** start Records shown **

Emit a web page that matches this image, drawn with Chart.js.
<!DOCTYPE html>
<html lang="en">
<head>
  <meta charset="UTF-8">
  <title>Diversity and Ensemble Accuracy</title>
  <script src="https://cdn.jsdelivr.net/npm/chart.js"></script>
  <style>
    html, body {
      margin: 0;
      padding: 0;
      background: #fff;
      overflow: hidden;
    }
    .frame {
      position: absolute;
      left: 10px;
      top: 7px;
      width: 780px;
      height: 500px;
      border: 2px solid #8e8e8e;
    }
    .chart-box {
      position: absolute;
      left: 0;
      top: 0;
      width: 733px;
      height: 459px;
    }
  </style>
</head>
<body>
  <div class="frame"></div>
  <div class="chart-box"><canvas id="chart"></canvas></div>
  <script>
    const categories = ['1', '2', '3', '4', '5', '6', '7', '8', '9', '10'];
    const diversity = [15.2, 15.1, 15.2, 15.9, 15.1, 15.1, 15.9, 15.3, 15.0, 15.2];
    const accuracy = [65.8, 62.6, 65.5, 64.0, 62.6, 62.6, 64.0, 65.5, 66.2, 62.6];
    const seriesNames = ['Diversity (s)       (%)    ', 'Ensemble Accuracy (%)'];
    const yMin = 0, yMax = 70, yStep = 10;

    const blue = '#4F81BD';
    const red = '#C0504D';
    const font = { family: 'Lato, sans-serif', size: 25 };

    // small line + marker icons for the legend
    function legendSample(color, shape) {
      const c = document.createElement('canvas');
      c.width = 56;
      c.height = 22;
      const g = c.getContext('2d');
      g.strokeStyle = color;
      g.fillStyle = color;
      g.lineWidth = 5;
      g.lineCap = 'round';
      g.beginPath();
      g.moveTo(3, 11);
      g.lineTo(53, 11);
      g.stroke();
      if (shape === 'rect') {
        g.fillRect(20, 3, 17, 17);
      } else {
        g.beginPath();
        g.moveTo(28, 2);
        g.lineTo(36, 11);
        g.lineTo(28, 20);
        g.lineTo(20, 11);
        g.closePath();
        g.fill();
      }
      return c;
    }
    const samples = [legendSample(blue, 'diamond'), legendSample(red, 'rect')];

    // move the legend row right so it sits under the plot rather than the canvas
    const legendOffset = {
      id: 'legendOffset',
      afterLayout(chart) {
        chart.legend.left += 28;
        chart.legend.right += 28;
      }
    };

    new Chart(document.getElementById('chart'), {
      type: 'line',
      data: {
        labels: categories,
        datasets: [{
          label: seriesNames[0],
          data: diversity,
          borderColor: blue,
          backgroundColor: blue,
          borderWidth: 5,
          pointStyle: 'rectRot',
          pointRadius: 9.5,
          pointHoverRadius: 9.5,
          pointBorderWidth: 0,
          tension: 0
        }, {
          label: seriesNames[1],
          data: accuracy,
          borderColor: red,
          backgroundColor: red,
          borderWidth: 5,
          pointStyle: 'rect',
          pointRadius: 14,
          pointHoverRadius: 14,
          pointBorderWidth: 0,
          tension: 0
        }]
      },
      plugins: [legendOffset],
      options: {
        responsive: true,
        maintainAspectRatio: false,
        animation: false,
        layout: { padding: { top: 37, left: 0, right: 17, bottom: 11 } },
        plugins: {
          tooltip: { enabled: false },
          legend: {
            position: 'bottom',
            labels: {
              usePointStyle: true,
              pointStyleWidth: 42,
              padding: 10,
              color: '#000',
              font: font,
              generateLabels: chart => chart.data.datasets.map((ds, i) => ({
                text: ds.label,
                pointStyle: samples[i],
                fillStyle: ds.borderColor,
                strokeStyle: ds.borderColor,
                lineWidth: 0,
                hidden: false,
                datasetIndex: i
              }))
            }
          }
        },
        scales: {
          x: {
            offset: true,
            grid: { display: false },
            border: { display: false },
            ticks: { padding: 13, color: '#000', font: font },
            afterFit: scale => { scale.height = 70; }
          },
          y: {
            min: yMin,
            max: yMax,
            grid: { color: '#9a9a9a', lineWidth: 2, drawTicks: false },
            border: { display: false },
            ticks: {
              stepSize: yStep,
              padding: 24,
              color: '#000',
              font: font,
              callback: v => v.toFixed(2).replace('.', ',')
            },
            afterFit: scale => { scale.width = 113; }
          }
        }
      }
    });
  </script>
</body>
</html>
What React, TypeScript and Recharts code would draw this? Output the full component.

** end Records shown **

### The problem
Repeat every record, exactly as written.

### Output for this task
Emit a web page that matches this image, drawn with Chart.js.
<!DOCTYPE html>
<html lang="en">
<head>
  <meta charset="UTF-8">
  <title>Diversity and Ensemble Accuracy</title>
  <script src="https://cdn.jsdelivr.net/npm/chart.js"></script>
  <style>
    html, body {
      margin: 0;
      padding: 0;
      background: #fff;
      overflow: hidden;
    }
    .frame {
      position: absolute;
      left: 10px;
      top: 7px;
      width: 780px;
      height: 500px;
      border: 2px solid #8e8e8e;
    }
    .chart-box {
      position: absolute;
      left: 0;
      top: 0;
      width: 733px;
      height: 459px;
    }
  </style>
</head>
<body>
  <div class="frame"></div>
  <div class="chart-box"><canvas id="chart"></canvas></div>
  <script>
    const categories = ['1', '2', '3', '4', '5', '6', '7', '8', '9', '10'];
    const diversity = [15.2, 15.1, 15.2, 15.9, 15.1, 15.1, 15.9, 15.3, 15.0, 15.2];
    const accuracy = [65.8, 62.6, 65.5, 64.0, 62.6, 62.6, 64.0, 65.5, 66.2, 62.6];
    const seriesNames = ['Diversity (s)       (%)    ', 'Ensemble Accuracy (%)'];
    const yMin = 0, yMax = 70, yStep = 10;

    const blue = '#4F81BD';
    const red = '#C0504D';
    const font = { family: 'Lato, sans-serif', size: 25 };

    // small line + marker icons for the legend
    function legendSample(color, shape) {
      const c = document.createElement('canvas');
      c.width = 56;
      c.height = 22;
      const g = c.getContext('2d');
      g.strokeStyle = color;
      g.fillStyle = color;
      g.lineWidth = 5;
      g.lineCap = 'round';
      g.beginPath();
      g.moveTo(3, 11);
      g.lineTo(53, 11);
      g.stroke();
      if (shape === 'rect') {
        g.fillRect(20, 3, 17, 17);
      } else {
        g.beginPath();
        g.moveTo(28, 2);
        g.lineTo(36, 11);
        g.lineTo(28, 20);
        g.lineTo(20, 11);
        g.closePath();
        g.fill();
      }
      return c;
    }
    const samples = [legendSample(blue, 'diamond'), legendSample(red, 'rect')];

    // move the legend row right so it sits under the plot rather than the canvas
    const legendOffset = {
      id: 'legendOffset',
      afterLayout(chart) {
        chart.legend.left += 28;
        chart.legend.right += 28;
      }
    };

    new Chart(document.getElementById('chart'), {
      type: 'line',
      data: {
        labels: categories,
        datasets: [{
          label: seriesNames[0],
          data: diversity,
          borderColor: blue,
          backgroundColor: blue,
          borderWidth: 5,
          pointStyle: 'rectRot',
          pointRadius: 9.5,
          pointHoverRadius: 9.5,
          pointBorderWidth: 0,
          tension: 0
        }, {
          label: seriesNames[1],
          data: accuracy,
          borderColor: red,
          backgroundColor: red,
          borderWidth: 5,
          pointStyle: 'rect',
          pointRadius: 14,
          pointHoverRadius: 14,
          pointBorderWidth: 0,
          tension: 0
        }]
      },
      plugins: [legendOffset],
      options: {
        responsive: true,
        maintainAspectRatio: false,
        animation: false,
        layout: { padding: { top: 37, left: 0, right: 17, bottom: 11 } },
        plugins: {
          tooltip: { enabled: false },
          legend: {
            position: 'bottom',
            labels: {
              usePointStyle: true,
              pointStyleWidth: 42,
              padding: 10,
              color: '#000',
              font: font,
              generateLabels: chart => chart.data.datasets.map((ds, i) => ({
                text: ds.label,
                pointStyle: samples[i],
                fillStyle: ds.borderColor,
                strokeStyle: ds.borderColor,
                lineWidth: 0,
                hidden: false,
                datasetIndex: i
              }))
            }
          }
        },
        scales: {
          x: {
            offset: true,
            grid: { display: false },
            border: { display: false },
            ticks: { padding: 13, color: '#000', font: font },
            afterFit: scale => { scale.height = 70; }
          },
          y: {
            min: yMin,
            max: yMax,
            grid: { color: '#9a9a9a', lineWidth: 2, drawTicks: false },
            border: { display: false },
            ticks: {
              stepSize: yStep,
              padding: 24,
              color: '#000',
              font: font,
              callback: v => v.toFixed(2).replace('.', ',')
            },
            afterFit: scale => { scale.width = 113; }
          }
        }
      }
    });
  </script>
</body>
</html>
What React, TypeScript and Recharts code would draw this? Output the full component.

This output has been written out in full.